As the muddy waters of the Mississippi River continue to rise, the more densely populated communities along the Mississippi Delta have been garnering much of the attention – as well they should. Cresting waters have already flooded hundreds of people out of their homes and shut down 16 casinos, a serious blow to the area’s economy.
But drive about two hours west of the mighty river and other water fills the landscape in the form of creeks, lakes, reservoirs, and rivers, a combined testament to the area’s fertility for growing crops and to a lush environment where anything, and everything, seems to turn green.
However the endless series of these Mississippi tributaries snaking across the Delta’s flat and expansive stretch of farmland makes towns like Yazoo City, nestled along the Yazoo River, just as vulnerable to disaster.
Water backed up from the Mississippi is already causing the smaller Yazoo tributary to flood, much like what happened earlier this week in the Memphis area. There the majority of damage was caused not by the Mississippi overflowing its banks in the city’s downtown, but by its many tributaries, like the Wolf and Loosahatchie Rivers, failing to contain the waters the mightier river pushed back.

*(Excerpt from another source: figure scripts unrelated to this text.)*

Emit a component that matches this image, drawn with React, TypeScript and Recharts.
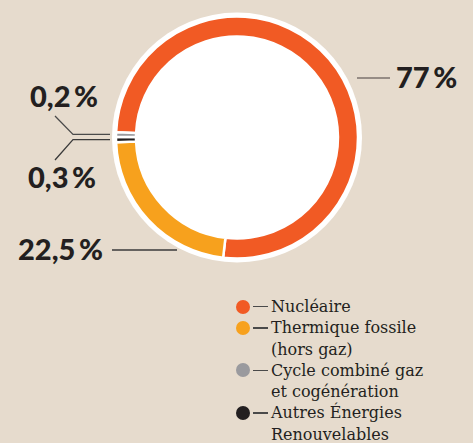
import { PieChart, Pie, Cell, Legend } from 'recharts'

// Legend order
const categories = [
  'Nucléaire',
  'Thermique fossile (hors gaz)',
  'Cycle combiné gaz et cogénération',
  'Autres Énergies Renouvelables',
]
const shares = [77, 22.5, 0.2, 0.3]
const colors = ['#F15A24', '#F7A11D', '#9A9A9E', '#231F20']
// order of the sectors clockwise around the ring
const pieOrder = [0, 1, 3, 2]

const W = 473
const H = 443
const CX = 237
const CY = 137.5
const RAD = Math.PI / 180
const INK = '#231F20'

// label placement relative to the donut centre (null y = follow the sector)
const labelLayout = [
  { points: [[120, -59.5], [153, -59.5]], text: [159, -49.5], line: '#7B726C' },
  { points: [[-60, 112.5], [-125, 112.5]], text: [-219, 122.5], line: '#3a3a3a' },
  { points: [[-127, null], [-164, null], [-182, -21.5]], text: [-207, -30.5], line: '#4a4a4a' },
  { points: [[-127, null], [-164, null], [-182, 22.5]], text: [-209, 50.5], line: '#3a3a3a' },
]

const formatShare = (v: number) => `${String(v).replace('.', ',')}\u2009%`

const pieData = pieOrder.map(i => ({ name: categories[i], value: shares[i], fill: colors[i] }))

function renderLabel(props: any) {
  const { cx, cy, midAngle, name, value } = props
  const i = categories.indexOf(name)
  const l = labelLayout[i]
  const sy = cy - 127 * Math.sin(midAngle * RAD)
  const pts = l.points.map(([dx, dy]) => `${cx + dx},${dy === null ? sy : cy + dy}`).join(' ')
  return (
    <g key={name}>
      <polyline points={pts} fill="none" stroke={l.line} strokeWidth={1.3} />
      <text
        x={cx + l.text[0]}
        y={cy + l.text[1]}
        fill={INK}
        style={{ fontFamily: 'Lato, sans-serif', fontWeight: 900, fontSize: 29 }}
      >
        {formatShare(value)}
      </text>
    </g>
  )
}

const LegendList = () => (
  <div style={{ fontFamily: '"DejaVu Serif", serif', fontSize: 16, lineHeight: '21.3px', color: INK }}>
    {categories.map((c, i) => (
      <div key={c} style={{ display: 'flex', alignItems: 'flex-start' }}>
        <span style={{ width: 14, height: 14, borderRadius: 7, background: colors[i], marginTop: 3.6, flex: 'none' }} />
        <span style={{ width: 15, height: 1.4, background: '#4a4a4a', marginTop: 10, marginLeft: 3, marginRight: 3, flex: 'none' }} />
        <span style={{ width: 168 }}>{c}</span>
      </div>
    ))}
  </div>
)

export default function App() {
  return (
    <div style={{ position: 'absolute', left: 0, top: 0, width: W, height: H, background: '#E6DBCD', overflow: 'hidden' }}>
      <PieChart width={W} height={H} margin={{ top: 0, right: 0, bottom: 0, left: 0 }}>
        <circle cx={CX} cy={CY} r={125} fill="#ffffff" />
        <Pie
          data={pieData}
          dataKey="value"
          nameKey="name"
          cx={CX}
          cy={CY}
          innerRadius={101}
          outerRadius={121}
          startAngle={177.5}
          endAngle={-182.5}
          minAngle={1.5}
          stroke="#ffffff"
          strokeWidth={2.5}
          label={renderLabel}
          labelLine={false}
          isAnimationActive={false}
        >
          {pieData.map(d => (
            <Cell key={d.name} fill={d.fill} />
          ))}
        </Pie>
        <Legend
          content={() => <LegendList />}
          wrapperStyle={{ left: 236, top: 296, bottom: 'auto', width: 230 }}
        />
      </PieChart>
    </div>
  )
}
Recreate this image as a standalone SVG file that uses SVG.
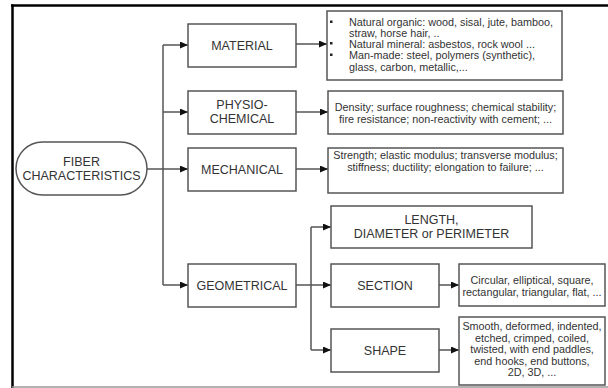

Evacuations in lowland areas of unincorporated Shelby County, which includes Memphis, caused rooftop flooding of trailer parks and other small communities that had the misfortune to be located amid lowlands located far from the Mississippi.
Signs that the same thing will happen far inland in Mississippi are already present. With the Mississippi River rising in Vicksburg, Miss., the Yazoo is backing up, flowing in a reverse direction, and causing floods.
Nearly 80 percent of the land in Yazoo County, a 450-square-mile area, could be underwater, officials say. If that takes place, it could not come at a worse time. Soybeans and corn are already in the ground. Cotton and rice are starting to sprout.
Backwater flooding is already seeping along the Yazoo, and Greg Flynn, a spokesperson for the Mississippi Emergency Management Agency, predicts that water will overtop the levees by at least two feet as early as next week. Floodwaters are expected to crest on May 19.
“Because it is inland, we don’t typically see that kind of water rise,” Mr. Flynn says. “Anything in [the Yazoo] is just backing up.”
Although area officials are waiting to see how high the water gets, a small number of people in Yazoo City were evacuated and moved to shelters. Although a greater evacuation plan is in place, Yazoo City Police Major Andre Lloyd says, having to “prepare for a flood is really unprecedented” in the area. “We didn’t think it’d get this [amount of water]. But it is growing. It’s getting higher,” he says.
So far the US Army Corps of Engineers say there are no fears of a breach along the Yazoo, but that hasn’t stopped area farmers and other local residents from mobilizing to protect their homes, land, and way of life.
In Carter, Miss., a town recognized only by a shuttered general store dating back to 1903, dump trucks and backhoes busily construct mud levees around private homes, from one-story ranches to more austere, century-old brick estates. Wooden planks are nailed across windows, completing a picture that resembles Southern fortresses. Even area businesses, like Simmons Farmed Raised Catfish, a 30-year company that processes and ships the popular local catch, constructed a levee around its 400-acres of catfish ponds.
Last week, Bob Cato started digging a ditch around his 4,000 acres of land, which has been in his wife’s family since before the Civil War. The Yazoo River is in his backyard. His equipment lifts the soil and spreads it into a levee, ending at sandbags that line his driveway.
His land has been through this before. Behind Mr. Cato’s house is the former home of his wife’s grandfather, which survived the 1927 flood. Cato removed the furniture of his home into the older house for safekeeping. The land in every direction is as flat as a quarter. “A foot high in the Delta makes water go a long way,” he says.
Cato is a retired civil engineer and leases his land for farming to his neighbors. But nonetheless, he is committed to riding the waters out by staying put.
“I’m staying here until water comes up the driveway,” he says. “I have my escape route. I’m too old to start over.”